Mankato Area Public Schools facing $9 million deficit amid budget planning | Local News

MANKATO — Mankato Area Public Schools is expecting a $9 million deficit by the end of this fiscal year, the board heard during a work session Wednesday evening.

The number comes from the district’s efforts to bounce back from COVID-19 and lower-than-expected enrollment numbers.

Last year, the school board approved taking $6.6 million from the district’s savings to account for its spending being higher than its revenue, something Supt.
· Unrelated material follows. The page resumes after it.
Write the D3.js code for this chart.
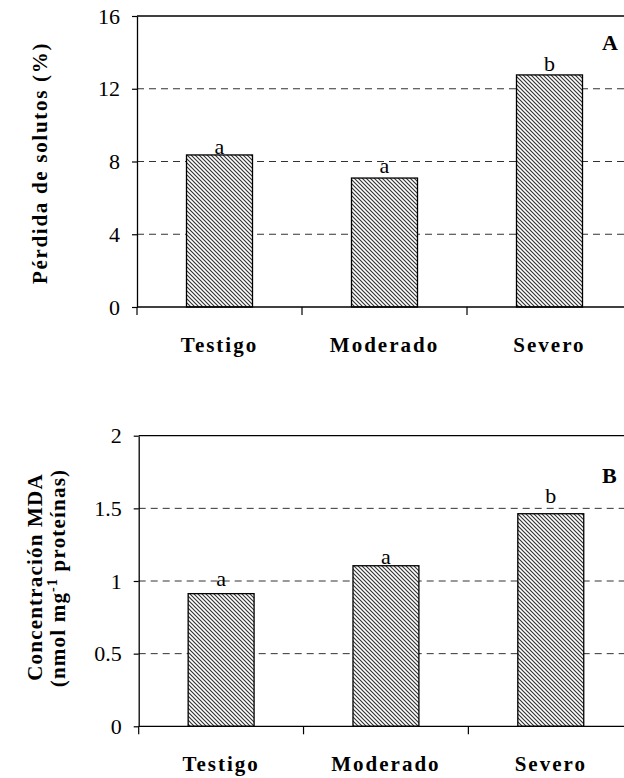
<!DOCTYPE html>
<html>
<head>
<meta charset="utf-8">
<script src="https://cdn.jsdelivr.net/npm/d3@7"></script>
<style>
  body { margin: 0; background: #fff; }
  svg { display: block; }
  text { font-family: "Liberation Serif", "Times New Roman", serif; fill: #000; }
</style>
</head>
<body>
<svg id="chart" width="624" height="778"></svg>
<script>
// data
var categories = ["Testigo", "Moderado", "Severo"];
var solutos = [8.36, 7.09, 12.76];            // Pérdida de solutos (%)
var solutosLetters = ["a", "a", "b"];
var solutosLetterY = [8.41, 7.38, 12.96];     // where the letters sit, data units
var solutosTicks = [0, 4, 8, 12, 16];

var mda = [0.913, 1.105, 1.463];              // Concentración MDA
var mdaLetters = ["a", "a", "b"];
var mdaLetterY = [0.968, 1.117, 1.535];
var mdaTicks = [0, 0.5, 1, 1.5, 2];

var serif = "'Liberation Serif', 'Times New Roman', serif";
var svg = d3.select("#chart");

// hatch fill like the excel bars
var defs = svg.append("defs");
var pat = defs.append("pattern")
  .attr("id", "hatch")
  .attr("patternUnits", "userSpaceOnUse")
  .attr("width", 4)
  .attr("height", 4);
pat.append("rect").attr("width", 4).attr("height", 4).attr("fill", "#fff");
pat.append("path")
  .attr("d", "M0,0 L4,4 M-1,3 L1,5 M3,-1 L5,1")
  .attr("stroke", "#333")
  .attr("stroke-width", 1.15);

function drawPanel(opts){
  var g = svg.append("g");
  var x = d3.scaleBand().domain(categories).range([opts.left, opts.right]).padding(0);
  var y = d3.scaleLinear().domain([0, opts.ticks[opts.ticks.length - 1]]).range([opts.bottom, opts.top]);

  // dashed gridlines
  g.selectAll(".grid")
    .data(opts.ticks.slice(1, -1))
    .enter().append("line")
    .attr("x1", opts.left).attr("x2", opts.right)
    .attr("y1", function(d){ return y(d); })
    .attr("y2", function(d){ return y(d); })
    .attr("stroke", "#333")
    .attr("stroke-width", 1)
    .attr("stroke-dasharray", "7,5");

  // top border of plot area
  g.append("line")
    .attr("x1", opts.left).attr("x2", opts.right)
    .attr("y1", opts.top).attr("y2", opts.top)
    .attr("stroke", "#000").attr("stroke-width", 1.3);

  // bars
  var bw = x.bandwidth() * 0.4;
  g.selectAll(".bar")
    .data(opts.values)
    .enter().append("rect")
    .attr("x", function(d, i){ return x(categories[i]) + (x.bandwidth() - bw) / 2; })
    .attr("y", function(d){ return y(d); })
    .attr("width", bw)
    .attr("height", function(d){ return y(0) - y(d); })
    .attr("fill", "url(#hatch)")
    .attr("stroke", "#000")
    .attr("stroke-width", 1.3);

  // letters above bars
  g.selectAll(".letter")
    .data(opts.letters)
    .enter().append("text")
    .attr("x", function(d, i){ return x(categories[i]) + x.bandwidth() / 2; })
    .attr("y", function(d, i){ return y(opts.letterY[i]); })
    .attr("text-anchor", "middle")
    .style("font-family", serif)
    .style("font-size", "22px")
    .text(function(d){ return d; });

  // y axis
  var yAxis = d3.axisLeft(y)
    .tickValues(opts.ticks)
    .tickSize(5)
    .tickSizeOuter(0)
    .tickPadding(12)
    .tickFormat(function(d){ return String(d); });
  var ya = g.append("g")
    .attr("transform", "translate(" + opts.left + ",0)")
    .call(yAxis);
  ya.select(".domain").attr("stroke", "#000").attr("stroke-width", 1.3);
  ya.selectAll(".tick line").attr("stroke", "#000").attr("stroke-width", 1.2);
  ya.selectAll(".tick text")
    .style("font-family", serif)
    .style("font-size", "22px")
    .attr("fill", "#000");

  // x axis line and category separators
  g.append("line")
    .attr("x1", opts.left).attr("x2", opts.right)
    .attr("y1", opts.bottom).attr("y2", opts.bottom)
    .attr("stroke", "#000").attr("stroke-width", 1.3);
  var edges = categories.map(function(c){ return x(c); }).concat([opts.right]);
  g.selectAll(".xtick")
    .data(edges)
    .enter().append("line")
    .attr("x1", function(d){ return d; }).attr("x2", function(d){ return d; })
    .attr("y1", opts.bottom).attr("y2", opts.bottom + 8)
    .attr("stroke", "#000").attr("stroke-width", 1.2);

  g.selectAll(".xlabel")
    .data(categories)
    .enter().append("text")
    .attr("x", function(d){ return x(d) + x.bandwidth() / 2; })
    .attr("y", opts.bottom + 44.5)
    .attr("text-anchor", "middle")
    .style("font-family", serif)
    .style("font-size", "21px")
    .style("font-weight", "bold")
    .style("letter-spacing", "2px")
    .text(function(d){ return d; });

  // panel letter
  g.append("text")
    .attr("x", 602)
    .attr("y", opts.top + opts.panelDy)
    .style("font-family", serif)
    .style("font-size", "22px")
    .style("font-weight", "bold")
    .text(opts.panel);

  return g;
}

var gA = drawPanel({
  left: 137, right: 632, top: 16, bottom: 307,
  values: solutos, letters: solutosLetters, letterY: solutosLetterY,
  ticks: solutosTicks, panel: "A", panelDy: 34
});
gA.append("text")
  .attr("transform", "translate(47,163) rotate(-90)")
  .attr("text-anchor", "middle")
  .style("font-family", serif)
  .style("font-size", "21px")
  .style("font-weight", "bold")
  .style("letter-spacing", "1.7px")
  .text("Pérdida de solutos (%)");

var gB = drawPanel({
  left: 138.7, right: 633.2, top: 435.7, bottom: 726.3,
  values: mda, letters: mdaLetters, letterY: mdaLetterY,
  ticks: mdaTicks, panel: "B", panelDy: 47.5
});
gB.append("text")
  .attr("transform", "translate(42,577) rotate(-90)")
  .attr("text-anchor", "middle")
  .style("font-family", serif)
  .style("font-size", "21px")
  .style("font-weight", "bold")
  .style("letter-spacing", "1.2px")
  .text("Concentración MDA");
var t2 = gB.append("text")
  .attr("transform", "translate(65,578) rotate(-90)")
  .attr("text-anchor", "middle")
  .style("font-family", serif)
  .style("font-size", "21px")
  .style("font-weight", "bold")
  .style("letter-spacing", "1.2px");
t2.append("tspan").text("(nmol mg");
t2.append("tspan").attr("dy", -8).style("font-size", "14px").text("-1");
t2.append("tspan").attr("dy", 8).text(" proteínas)");
</script>
</body>
</html>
Paul Peterson previously told the Free Press it was a one-time decision to help recover from the pandemic.

October 1 enrollment numbers showed 261 fewer students than the district was expecting, which resulted in an additional almost $3.4 million less in revenue for the district this fiscal year.

With a trifecta in the state government, the district is now planning for a trifecta of scenarios of their own to make ends meet as they plan the next budget, Director of Business Services Amanda Heilman said.

First, the district will need to make budget adjustments to find $9 million for FY 24.

Second, the district is hoping the Legislature will fully fund the education formula and special education.

The district is also likely looking at going to voters with referendums this fall.

“Those three things are really critical to the district as far as moving forward and creating that financial capability for ourselves in FY 24 and beyond,” Heilman said.

Wednesday evening, the board began conversations on what they were not willing to negotiate on, including mental health support for students and staff on the list.

The budget has a while to go before a preliminary version is presented to the board in June; a design team composed of administrators and an input team with internal and external stakeholders will also take a close look at the numbers and how they can meet their goal.

Chair Shannon Sinning said he wants the board and all teams involved to be creative in planning.

“We really encouraged them to be bold with the options and creative. And sometimes the most creative and bold thing that would serve as the best option ten years from now might not be the best option now.

“So to think about it, give us every option with the price tags generally attached, and then as a board we really want to go through and be creative and strategic,” he said.